PEP 307 has been unleashed upon the world. Guido and Tim Peters came up with a new pickling protocol (aptly named protocol 2; I am sure it took a lot of Guido's magical pickles to come up with that name). The reason for doing this was to have the pickle for new-style classes not be so immense (this was brought to the forefront by datetime and the hell that Tim and Guido went through to get it to pickle reasonably). Everything is backwards compatible since it is a new protocol, so there is no need to panic. Still interesting in terms of what they are doing, though, so you might want to read it.
Paul DuBois asked if it would be possible at some point to be able to pickle a class or function definition. Paul was informed that pickling is meant for data only. Jeremy Hylton, though, has managed to pull something like what Paul wants off in Zope 3 by subclassing Pickler and UnPickler from the pickle module (so doesn't work with cPickle).
Arne Koewing asked if pickling weak references could be done. Short answer, no. Long answer, not unless you want great pain trying to do implement it.
Jack van Rossum was "tempted to set Py_FileSystemDefaultEncoding to "utf8" for OSX". He tried it and it works well, but he noticed that os.listdir() returns strings and not Unicode objects. So obviously the question came up as to whether to change this so that it returned Unicode when Py_FileSystemDefaultEncoding is set to something that is non-NULL.
The issue is round-trip passing of strings. If you get something from os.listdir() you would like to be able to pass to file() with no issues. The question is how to handle this need without breaking backwards-compatibility.
As was summarized before, there was talk of adding Gadfly to the stdlib. Two issues with adding it was its license and having kjbuckets as a dependency. The first one was solved when Aaron Watters said he would be happy to transfer the license to the PSF. The second is currently being worked on.
Another issue came up, though. Gadfly is approximately 11,000 lines of Python code (Richard Jones thinks 1,200 lines could be removed by taking out the parser builder). That is an immense chunk of code with no one stepping forward to be the active maintainer of it. Without someone willing to make sure the code does not suffer from bit rot there is a chance Gadfly won't be allowed into the stdlib. If you happen to think you can take on maintenance responsibilities, please step forward and let it be known.
In an attempt to make it easier for C code to access the GIL in complicated, threaded situations where knowledge about the state of the Python interpreter is limited, Mark Hammond has come up with a new API that is covered in PEP 311. In essence, Mark has come up with a way to allow external C code to get the GIL to do work with Python code in a threaded environment without having to know too much about the status of the interpreter in regards to threading.
Glyph Lefkowitz suggested creating a new bytecode instruction for doing method calls since the current setup takes 3 separate bytecode calls and is about 20% slower than a function call according to Glyph.

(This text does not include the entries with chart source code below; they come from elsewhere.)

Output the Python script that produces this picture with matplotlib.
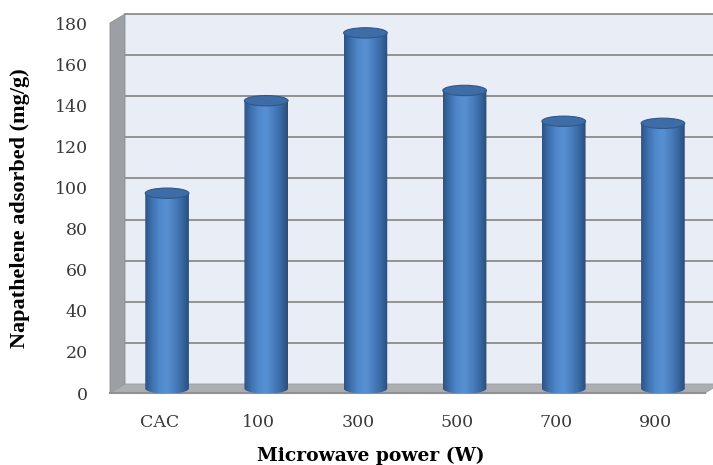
import numpy as np
import matplotlib
matplotlib.use("Agg")
import matplotlib.pyplot as plt
from matplotlib.patches import Polygon, Ellipse, PathPatch
from matplotlib.path import Path
from matplotlib.colors import LinearSegmentedColormap

# adsorption capacity for each sample
categories = ["CAC", "100", "300", "500", "700", "900"]
adsorbed = [95, 140, 173, 145, 130, 129]
yticks = list(range(0, 181, 20))

fig = plt.figure(figsize=(7.13, 4.65), dpi=100)
ax = fig.add_axes([110 / 713, 72 / 465, 595 / 713, 370 / 465])
ax.set_xlim(-0.5, 5.5)
ax.set_ylim(0, 180)
ax.patch.set_visible(False)
for s in ax.spines.values():
    s.set_visible(False)

# depth of the 3d box in data units (about 15 px right, 9 px up)
ddx = 15 / (595 / 6)
ddy = 9 / (370 / 180)
x0, x1 = -0.5, 5.5

# back wall
ax.add_patch(Polygon([(x0 + ddx, ddy), (x1 + ddx, ddy), (x1 + ddx, 180 + ddy),
                      (x0 + ddx, 180 + ddy)], closed=True, fc="#e9edf5",
                     ec="none", clip_on=False, zorder=0))
for v in yticks[1:]:
    ax.plot([x0 + ddx, x1 + ddx], [v + ddy, v + ddy], color="#8c8c8c",
            lw=1.3, clip_on=False, zorder=1)

# side wall
ax.add_patch(Polygon([(x0, 0), (x0, 180), (x0 + ddx, 180 + ddy), (x0 + ddx, ddy)],
                     closed=True, fc="#9c9fa4", ec="#8a8d92", lw=0.6,
                     clip_on=False, zorder=1))
# floor
ax.add_patch(Polygon([(x0, 0), (x1, 0), (x1 + ddx, ddy), (x0 + ddx, ddy)],
                     closed=True, fc="#acaeb2", ec="#9a9ca0", lw=0.6,
                     clip_on=False, zorder=1))
ax.plot([x0, x1], [0, 0], color="#8e9094", lw=1.5, clip_on=False, zorder=1)

# cylinders
cyl = LinearSegmentedColormap.from_list(
    "cyl", ["#2b5384", "#3f72b0", "#5089cb", "#5891d3", "#4a7fbf",
            "#3a6aa4", "#2a4d7b"])
grad = np.linspace(0, 1, 256).reshape(1, -1)
xs = np.arange(len(categories)) + ddx / 2
width = 0.44
eh = ddy * 1.15
bars = ax.bar(xs, adsorbed, width, bottom=ddy / 2, color="none", zorder=2)
t = np.linspace(np.pi, 2 * np.pi, 40)
for b in bars:
    bx0 = b.get_x()
    bw = b.get_width()
    bot = b.get_y()
    top = bot + b.get_height()
    xc = bx0 + bw / 2
    arc = np.column_stack([xc + bw / 2 * np.cos(t), bot + eh / 2 * np.sin(t)])
    verts = np.vstack([[(bx0, top)], arc, [(bx0 + bw, top), (bx0, top)]])
    body = PathPatch(Path(verts, closed=True), fc="none", ec="none", zorder=2)
    ax.add_patch(body)
    im = ax.imshow(grad, cmap=cyl, aspect="auto", zorder=2,
                   extent=[bx0, bx0 + bw, bot - eh, top])
    im.set_clip_path(body)
    ax.add_patch(Ellipse((xc, top), bw, eh, fc="#3d6ca6", ec="#2f5889",
                         lw=0.8, zorder=3))

ax.set_xlim(-0.5, 5.5)
ax.set_ylim(0, 180)

ax.set_xticks(range(len(categories)))
ax.set_xticklabels(categories)
ax.set_yticks(yticks)
ax.tick_params(length=0, labelsize=12.5, labelcolor="#3a3a3a")
ax.tick_params(axis="x", pad=15)
ax.tick_params(axis="y", pad=16)
for lab in ax.get_xticklabels() + ax.get_yticklabels():
    lab.set_fontfamily("DejaVu Serif")

ax.set_ylabel("Napathelene adsorbed (mg/g)", fontfamily="Liberation Serif",
              fontweight="bold", fontsize=16)
ax.yaxis.set_label_coords(-0.134, 0.5)
ax.set_xlabel("Microwave power (W)", fontfamily="DejaVu Serif",
              fontweight="bold", fontsize=13.5)
ax.xaxis.set_label_coords(0.439, -0.146)

fig.savefig("out.png", dpi=100)
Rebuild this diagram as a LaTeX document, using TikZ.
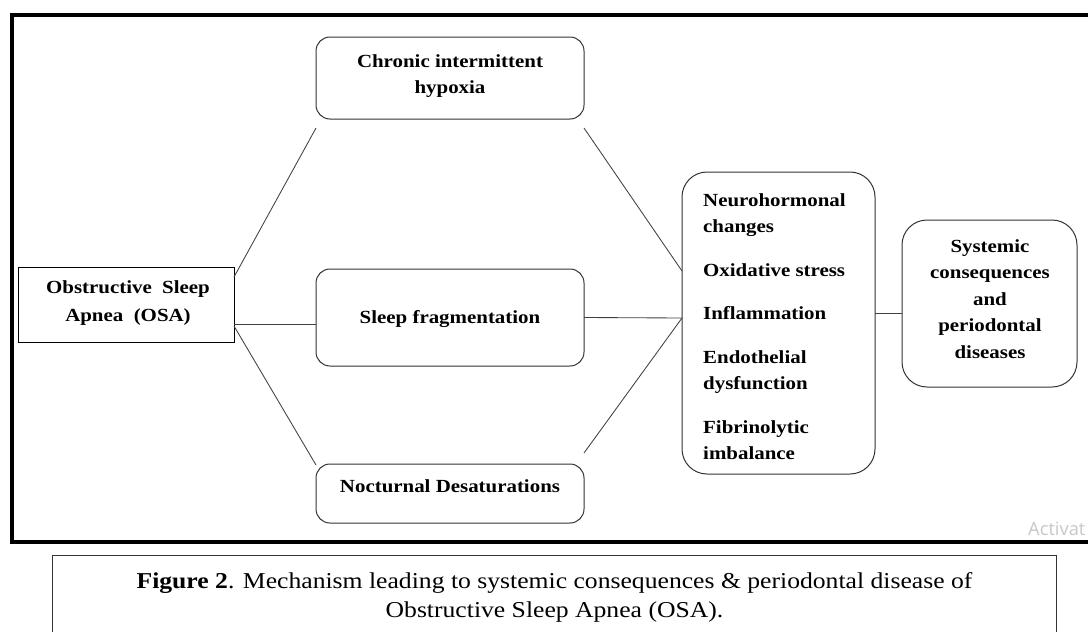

Guido said he was all for a special bytecode as long as the semantic meaning, in the end, is the same.
Skip Montanaro suggested caching the results of getattr(). Guido said it could only work if the getattr() for each object did the caching. Glyph clarified, though, that he was not going after caching but just cutting the bytecode instruction count for a method count down 'to mean "call this method" rather than "get this attribute, call the result"'.